BYU piled on 337 yards of offense in the first half alone, converting 10 first downs before USF had one. On the first play of the game, Puka Nacua took a jet sweep 75-yards for a touchdown. The next drive, he followed it up with another score on a different sweep.

By the time USF looked up 20 minutes into the game, BYU had built a 38-0 lead. At one point in the first quarter, Cougar wideout Keanu Hill caught a 21-yard touchdown without a single USF defender within 5 yards. It was indicative of a team that simply blitzed the Bulls, as more mature teams tend to do.

“We were ready for the game,” BYU head coach Kalani Sitake said of the significance of the win. “I think our mindset has been great all fall camp. ... We are 1-0 and looking to improve on it.”

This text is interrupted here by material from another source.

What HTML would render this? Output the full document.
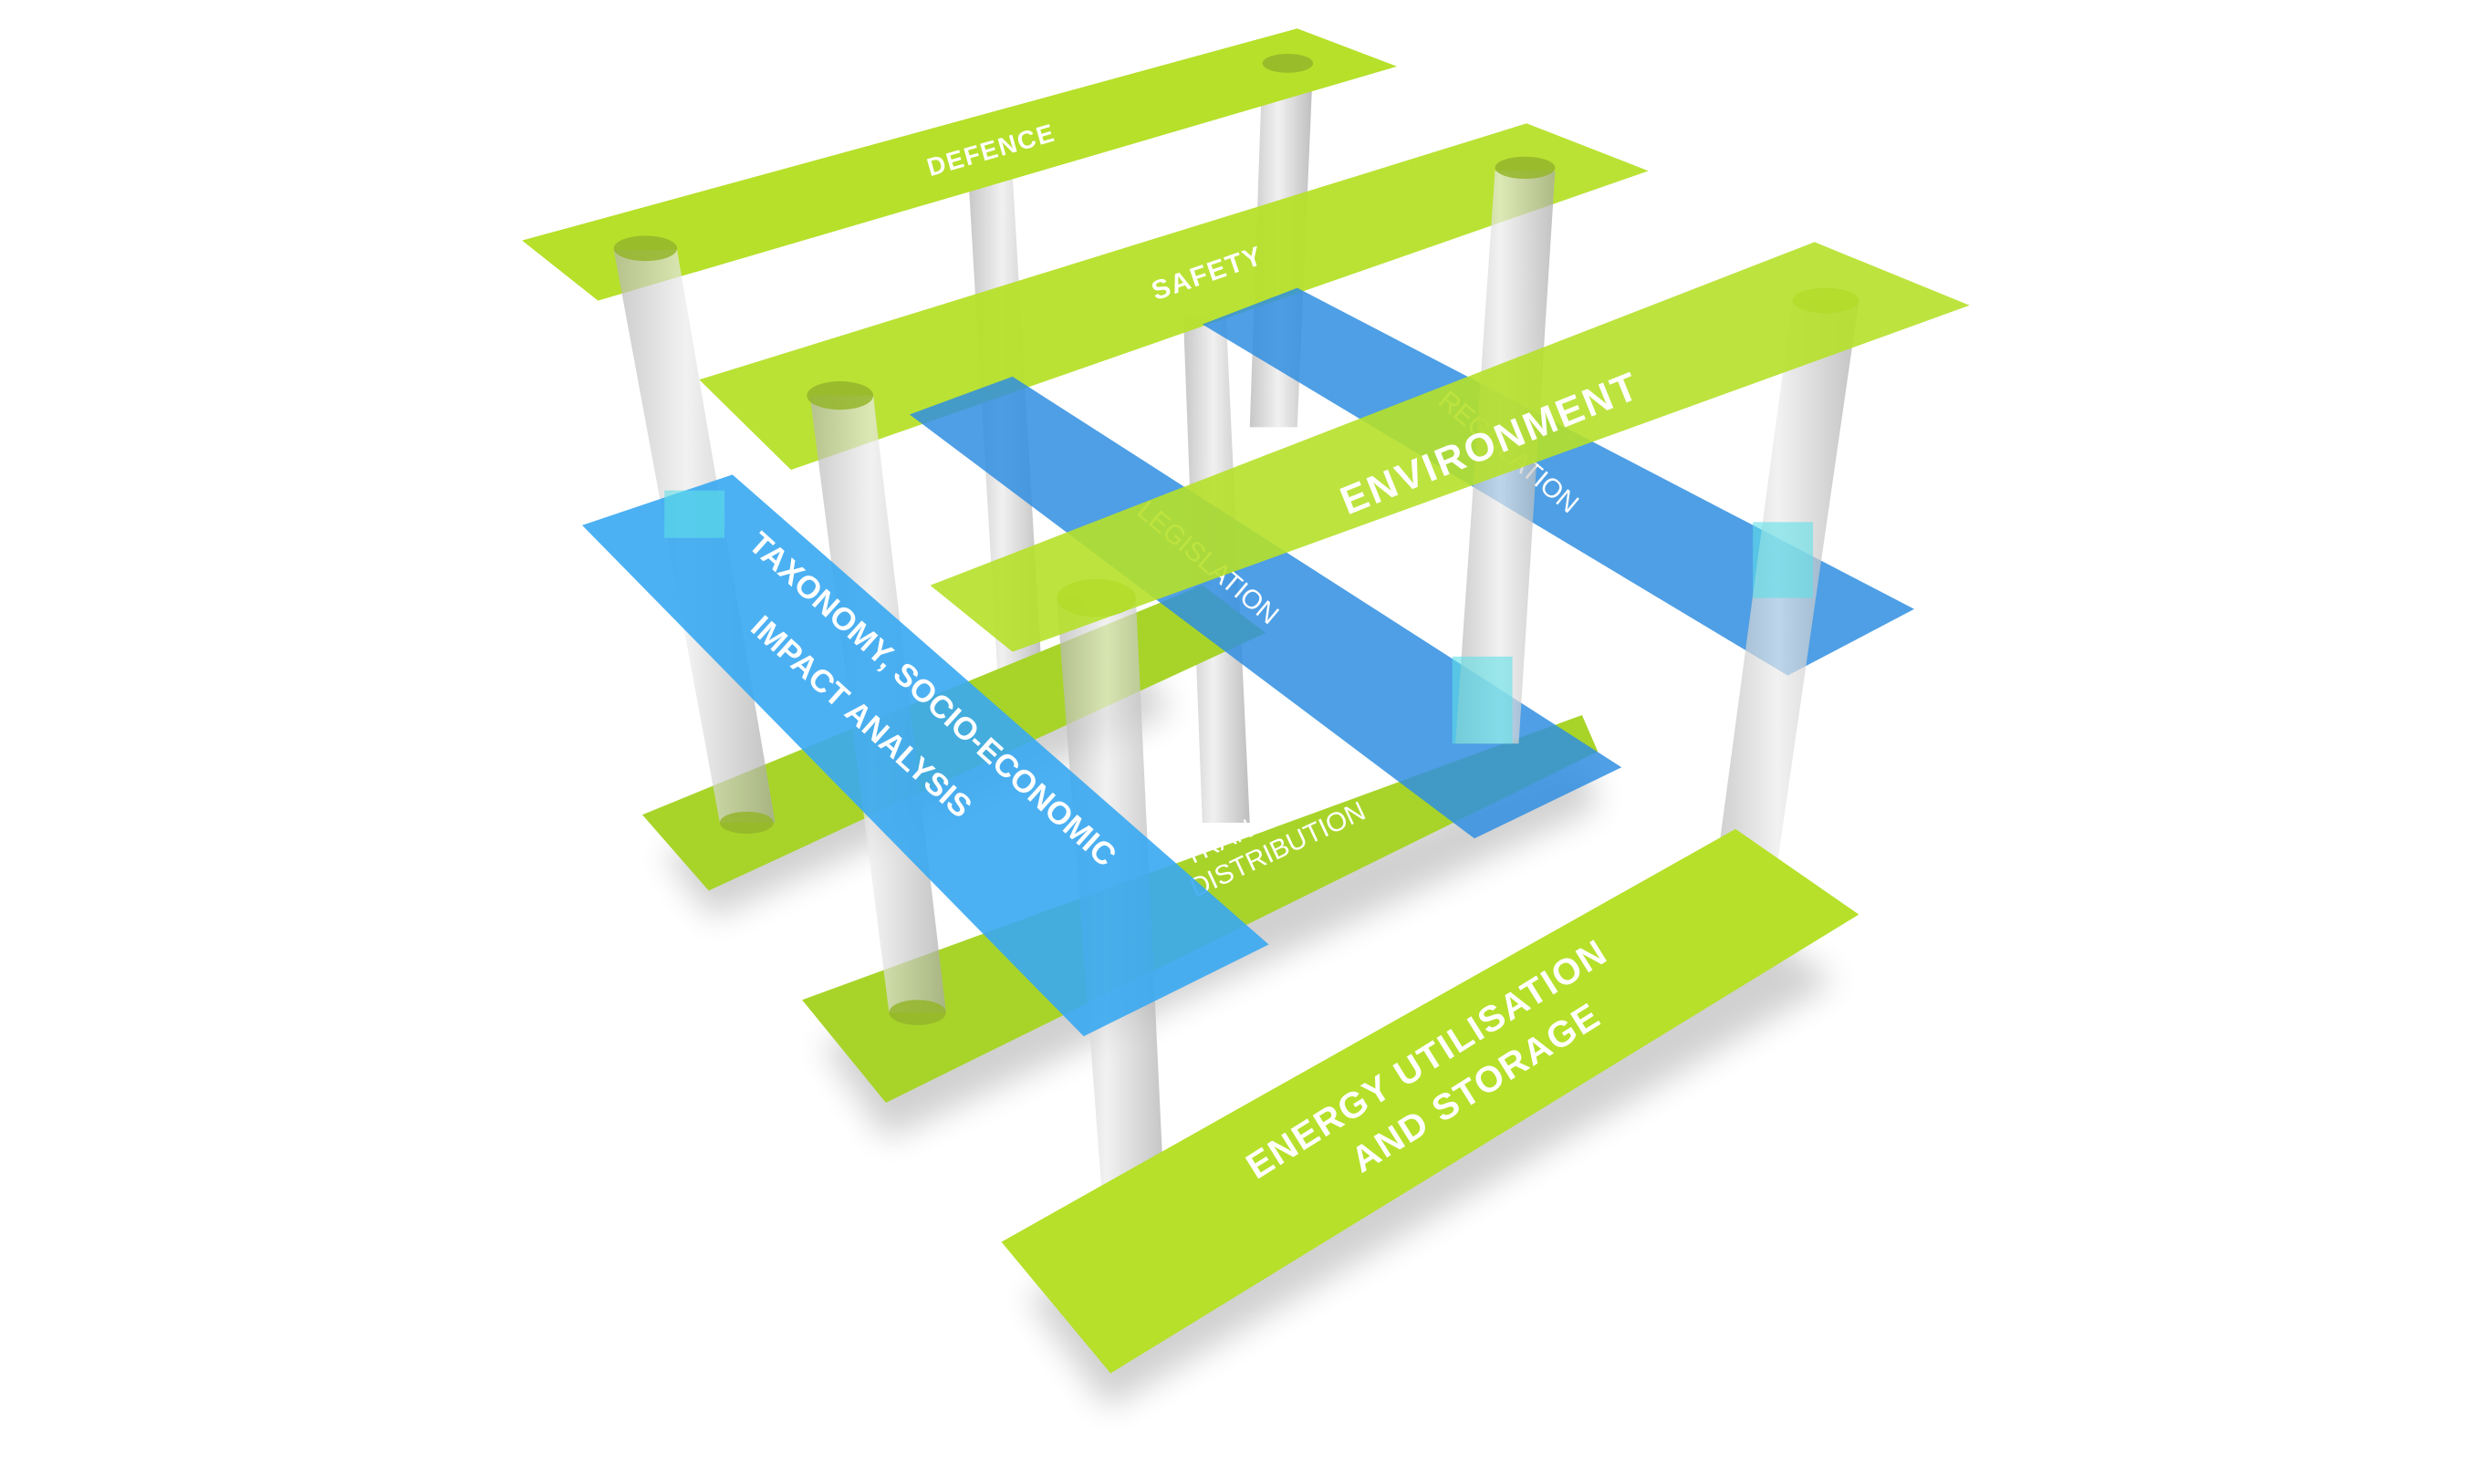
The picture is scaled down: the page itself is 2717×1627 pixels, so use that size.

The effort was well-rounded. Hall completed passes to 12 receivers, with no one player compiling over four catches or 45 yards. The rushing game was spread out through five players. And even the defense got into the scoring at one point, with Max Tooley returning an interception for a 33-yard touchdown midway through the first quarter.

Hall finished 25-for-32 with 261 yards, two touchdowns and one interception. Running back Chris Brooks ended with 13 carries for 135 yards and a touchdown in his BYU debut.

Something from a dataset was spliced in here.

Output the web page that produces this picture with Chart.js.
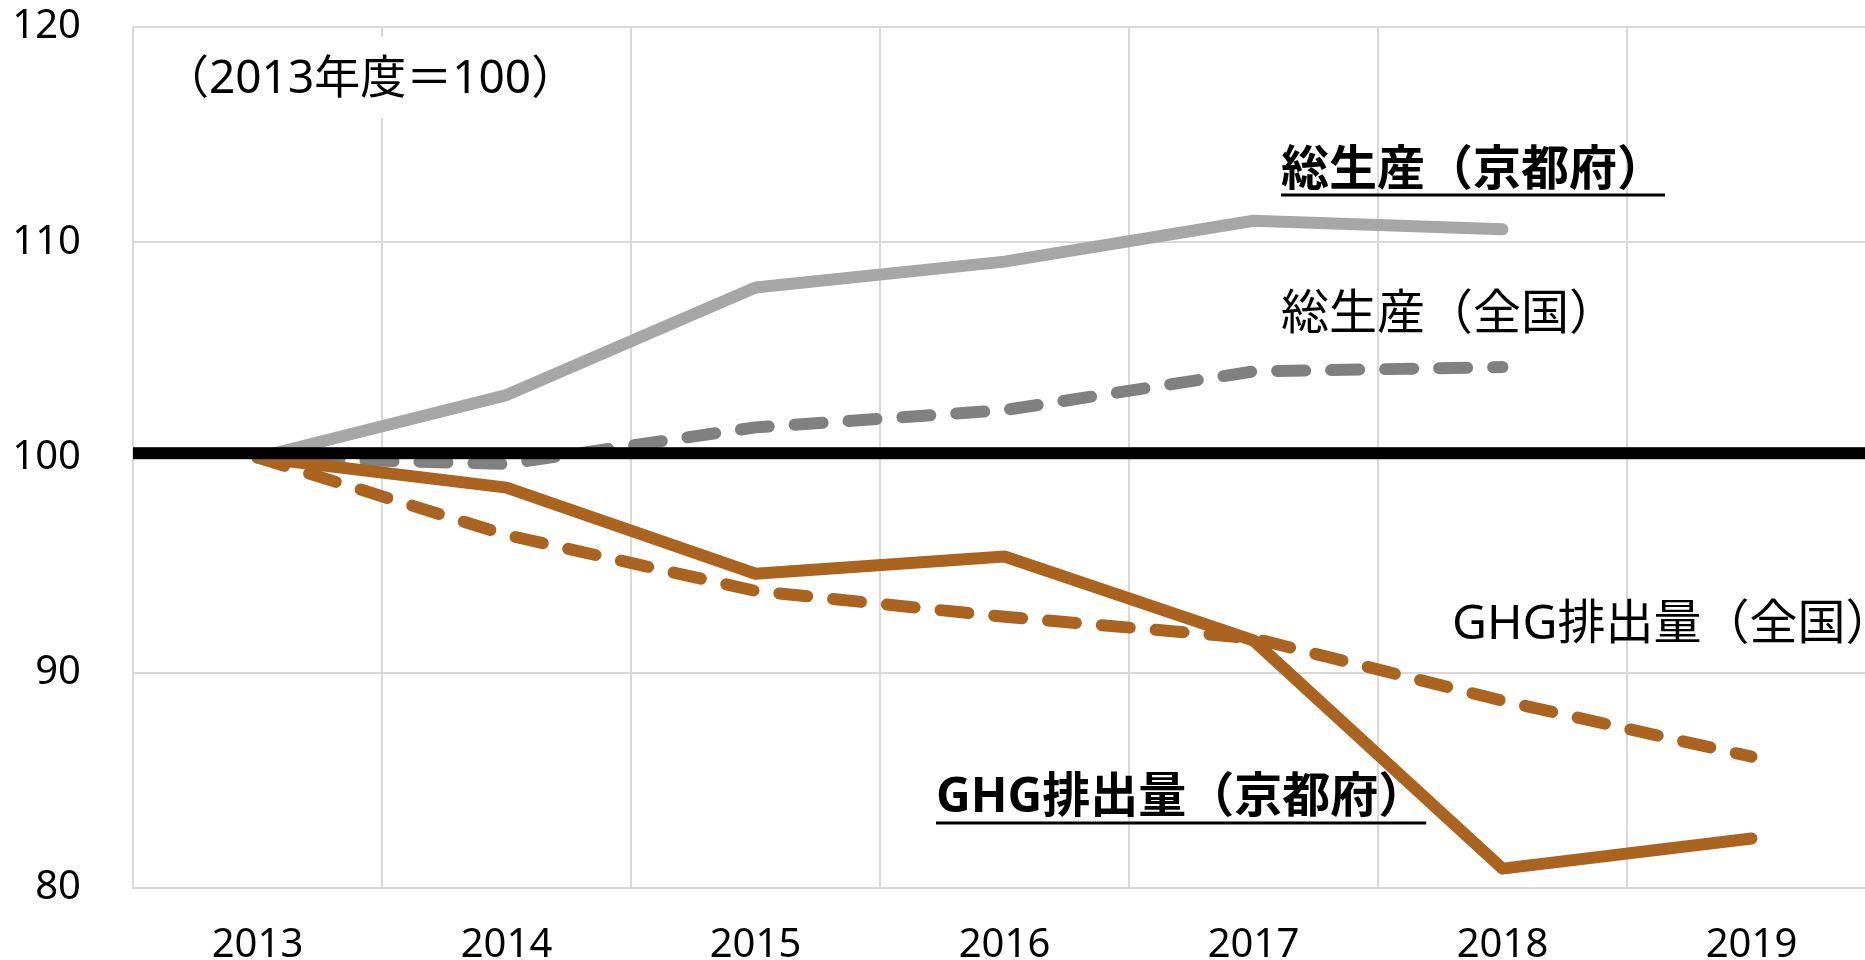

Nacua added 98 total yards and two touchdowns. But he went out of the game in the second quarter with an apparent ankle injury. He walked off the field on crutches.

“It was more precautionary,” Sitake said of keeping Nacua out after the second quarter. “All X-rays and everything say it is good. He could have gone but we made the decision to hold him out and get him in a boot for a recovery next week.”

Of course, there are still plenty of questions this team will have to answer for in the coming weeks. Can it apply this same performance against bigger teams ahead? Will it have the health of its best two receivers for Baylor next week? Gunner Romney did not make the trip to Tampa.

There are also some football-specific errors that BYU made. The kickoff return game struggled, giving up a 98-yard touchdown return. Hall threw an interception in the end zone that wiped away a 10-play drive. And the secondary was sloppy at times.

But at the end of the day, BYU put up 50 points in the season opener. It handily beat a team that it should have. And it made as large of a statement as possible with Baylor upcoming.

“We know how good we are and how good we can be,” running back Lopini Kotao said. “We have to stay hungry. I was talking to guys in the locker room and a lot of them are unsatisfied with how we played. We knew we could have done better. And I love that.”